For a business, data management is one of the most important things to be a master of. However, a lot of companies don’t realize this and store data in unorganized ways. This results in company data being available in various formats such as Excel sheets, emails, PDFs, Word files, and whatnot.

 

This type of unorganized data is very difficult to work with as all the information is present in different forms. Therefore, there is a need to convert this information into a single type. This problem Is handled by a technique known as data extraction.

 

This article introduces this concept of extraction. It will also help you in understanding how to utilize this technique.

 

Introduction to Data Extraction

We said above that data needs to be in the same format. But why?

 

There are multiple reasons for that, but mainly, this is because if the data is in a similar format, it can be analyzed better. For instance, if you have to insert data in an analysis tool, you will have to enter different types of data separately.

 

Well-extracted and organized data won’t have this issue. So, by virtue of these evaluations, the process of extracting portions of a data set that are relevant to the analysis is called data extraction.

 

To add on to the importance of this process, it is important to note that the compound annual growth rate of the data extraction technology is 11.8% between 2020 and 2027.

 

Now that the theoretical portion is taken care of, let’s move towards the functional aspect of our topic. How to perform data extraction? There are different tools and techniques for that. Let’s begin by discussing them.

 

Data Extraction Techniques

Before we talk about the tools, let us show you a short list of types of data extraction. To make it simple, here are some common sources of data extraction:

 

  • Emails
  • Websites
  • Electronic Documents
  • Physical Documents
  • Databases

 

Knowing these would help you understand different types of tools.
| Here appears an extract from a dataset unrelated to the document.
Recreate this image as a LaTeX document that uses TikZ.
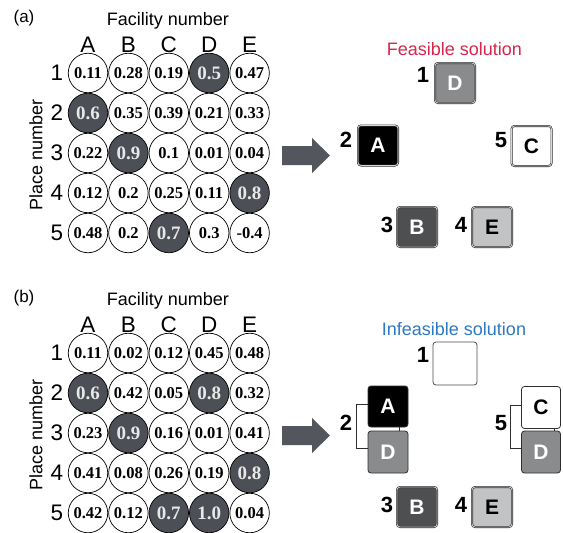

In this way, you will know what type of data extraction tool is best for your organization.

 

Tools for Data Extraction

The previous section gives context to our coming discussion. The following list talks about tools that are good for extracting information from the above-mentioned.

 

1. Parseur

Parseur is able to extract information from sources such as PDFs, documents, and emails. It is a document parsing utility that retrieves both unstructured and structured data from these sources and makes it ready for analysis.

 

One of the key features of this platform is its usability and beginner-friendliness. With just a few clicks, this application makes your data usable for entry into other tools (mostly analytical ones).

 

Additionally, with the integration of AI models, this tool makes the whole process significantly quick and accurate. Since the rise of AI is one of the top impacting aspects of the current data extraction market, Parseur is one of the best document and PDF data extraction tools.

 

2. Nanonets

A lot of companies, in this modern day and age, are heavily reliant on paper-based documents. Data in these types of documents is extremely hard to analyze because you either have to do it without software or input data manually into analytical tools.

 

Nanonets is an online tool that recognizes printed text, handwritten text, image text, and much more. This tool uses the latest OCR technologies to recognize text from images and convert it into machine-readable text.

 

In this way, you can extract information from hard copies and utilize this structured data. It is useful for old companies that are looking for digital transformation.

 

3. Ocoaparse

Octoparse is a highly credible web scraping tool that can be used with no prior coding knowledge. In other words, you can pull data from websites without having to perform complex coding processes.

 

So, this tool can be a good fit for you if your business is mostly related to the digital/online ecosystem. This way, you can analyze various websites that can help you in decision-making and predictive forecasting.

 

4. DocSumo

Docsumo is another software application that extracts data from documents such as invoices, receipts, forms, etc. Companies related to retail and logistics, accounting and finance, healthcare, insurance, etc., can benefit from this tool.

 

With the help of the latest AI algorithms, DocSumo can perform intelligent document processing. This retrieves information from documents and converts them into organized formats such as JSON and CSV. This allows for seamless integration with other systems. DocSumo is highly useful for streamlining workflows.

 

Best Practices for Data Extraction

By now, you have a rough idea of what some of the data extraction tools have to offer. However, before you blindly jump into this process, let us show you the proper way to implement document data extraction.

 

1. Analyze Your Business Processes

The first step before integrating anything new into your workflow is to analyze how your own processes work. This way, you will have a better idea of where you are lacking and what you are doing well already. When you understand this, you will understand which source of data requires immediate extraction or organizing.

 

2. Choose a Tool

Choosing a tool comes after the first step is done. However, choosing a tool becomes pretty easy after you have a good idea of what your business needs. Here are some additional factors that you should consider while choosing a tool:

 

  • Is the learning curve of the tool integrated with your current employee skill level?
  • Is the tool secure enough to input sensitive information?
  • What tool provides the best price-to-value ratio for your business?

 

Keeping all these factors in mind, you can choose the best-fitting tool for your business.

 

3. Test Performance

Once the tool is chosen, implement it, but don’t go all in right from the beginning. First, have a test or beta phase where you see if things go as you expected. In case something unexpected happens, that makes it hard to integrate the tool into your work, and then you can stop using the tool and find a better fit.

 

Conclusion

In today’s fast-changing digital world, data extraction isn’t just about being efficient; it’s about exploring new opportunities for growth and innovation. As companies handle large and varied sets of data, effective data extraction not only keeps information organized but also gives them a competitive edge. It enables quick, informed decisions based on up-to-date insights. So, it is advisable that you start implementing data scraping as soon as possible.